In backward recovery, the main issue is to bring the system from its present erroneous state back into a previously correct state. To do so, it will be necessary to record the system's state from time to time, and to restore such a recorded state when things go wrong. Each time (part of) the system's present state is recorded, a checkpoint is said to be made.

Another form of error recovery is forward recovery. In this case, when the system has entered an erroneous state, instead of moving back to a previous, checkpointed state, an attempt is made to bring the system in a correct new state from which it can continue to execute. The main problem with forward error recovery mechanisms is that it has to be known in advance which errors may occur. Only in that case is it possible to correct those errors and move to a new state.

The distinction between backward and forward error recovery is easily explained when considering the implementation of reliable communication. The common approach to recover from a lost packet is to let the sender retransmit that packet. In effect, packet retransmission establishes that we attempt to go back to a previous, correct state, namely the one in which the packet that was lost is being sent. Reliable communication through packet retransmission is therefore an example of applying backward error recovery techniques.

[Page 364]

An alternative approach is to use a method known as erasure correction.
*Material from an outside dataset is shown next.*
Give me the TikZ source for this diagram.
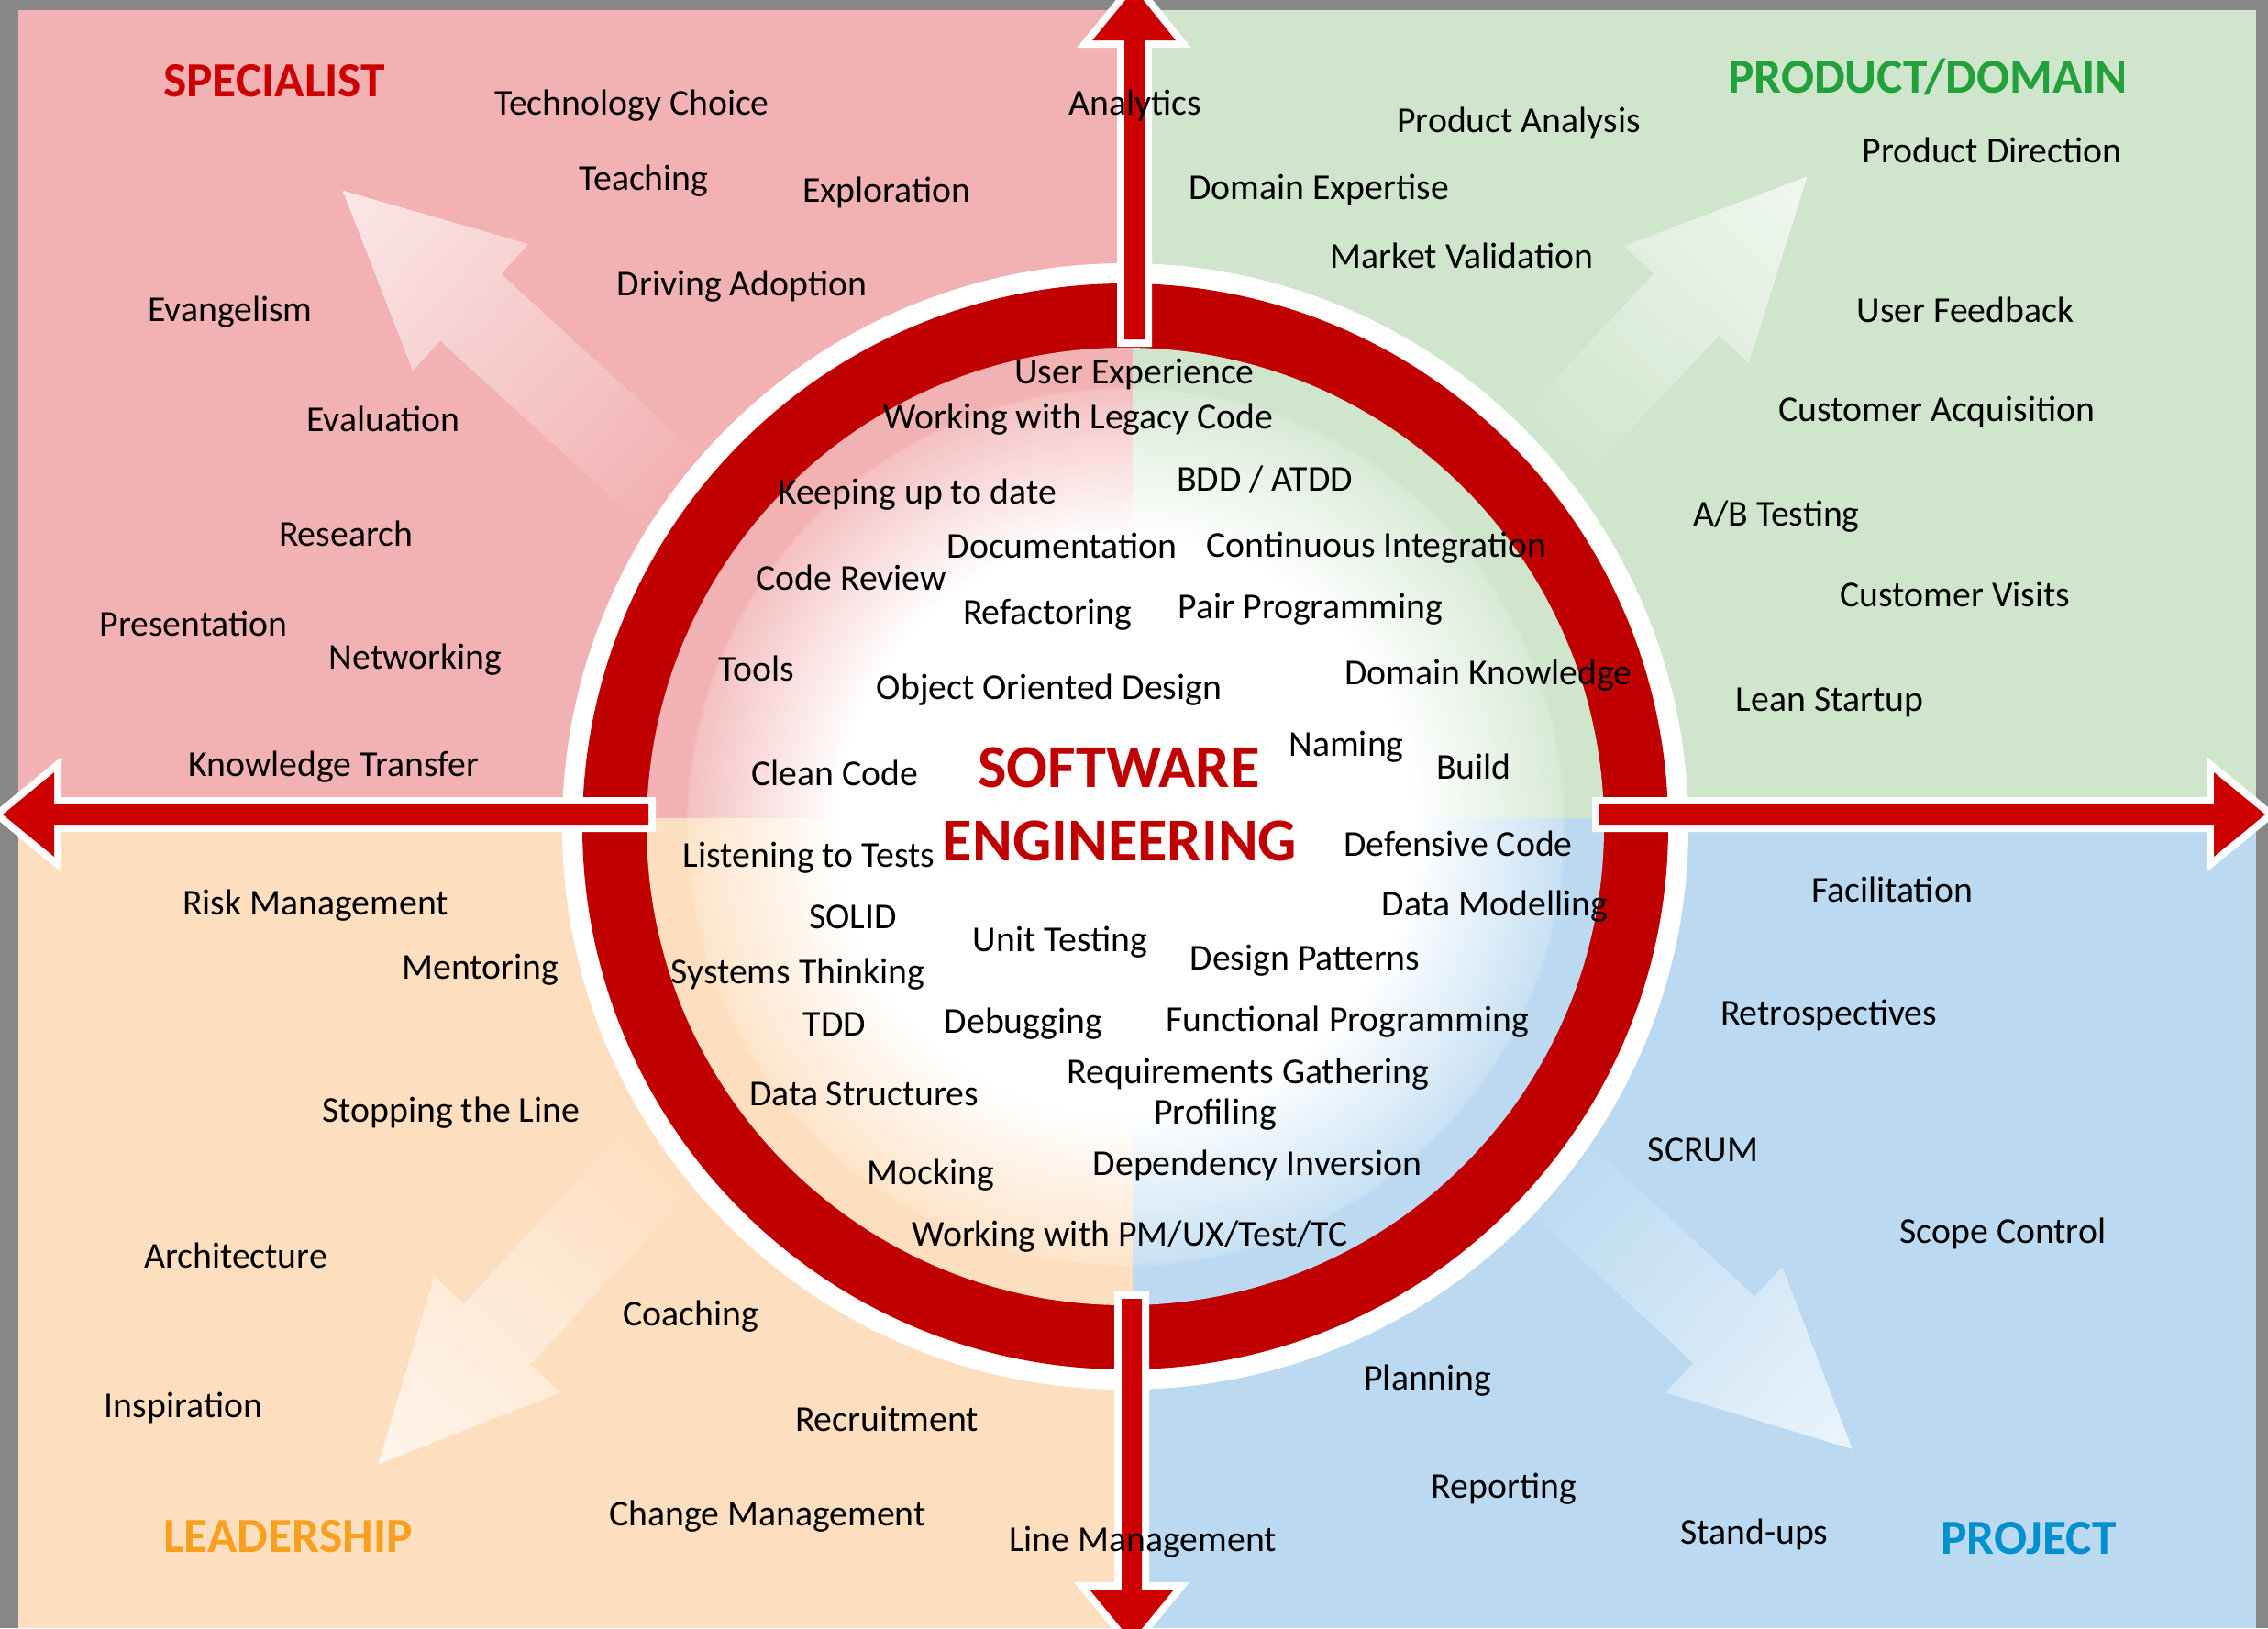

In this approach, a missing packet is constructed from other, successfully delivered packets. For example, in an (n,k) block erasure code, a set of k source packets is encoded into a set of n encoded packets, such that any set of k encoded packets is enough to reconstruct the original k source packets. Typical values are k=16 or k = 32, and k<n2k [see, for example, Rizzo (1997)]. If not enough packets have yet been delivered, the sender will have to continue transmitting packets until a previously lost packet can be constructed. Erasure correction is a typical example of a forward error recovery approach.

By and large, backward error recovery techniques are widely applied as a general mechanism for recovering from failures in distributed systems. The major benefit of backward error recovery is that it is a generally applicable method independent of any specific system or process. In other words, it can be integrated into (the middleware layer) of a distributed system as a general-purpose service.

However, backward error recovery also introduces some problems (Singhal and Shivaratri, 1994). First, restoring a system or process to a previous state is generally a relatively costly operation in terms of performance. As will be discussed in succeeding sections, much work generally needs to be done to recover from, for example, a process crash or site failure. A potential way out of this problem, is to devise very cheap mechanisms by which components are simply rebooted. We will return to this approach below.

Second, because backward error recovery mechanisms are independent of the distributed application for which they are actually used, no guarantees can be given that once recovery has taken place, the same or similar failure will not happen again. If such guarantees are needed, handling errors often requires that the application gets into the loop of recovery. In other words, full-fledged failure transparency can generally not be provided by backward error recovery mechanisms.

Finally, although backward error recovery requires checkpointing, some states can simply never be rolled back to. For example, once a (possibly malicious) person has taken the $1,000 that suddenly came rolling out of the incorrectly functioning automated teller machine, there is only a small chance that money will be stuffed back in the machine. Likewise, recovering to a previous state in most UNIX systems after having enthusiastically typed

rm -fr*

but from the wrong working directory, may turn a few people pale. Some things are simply irreversible.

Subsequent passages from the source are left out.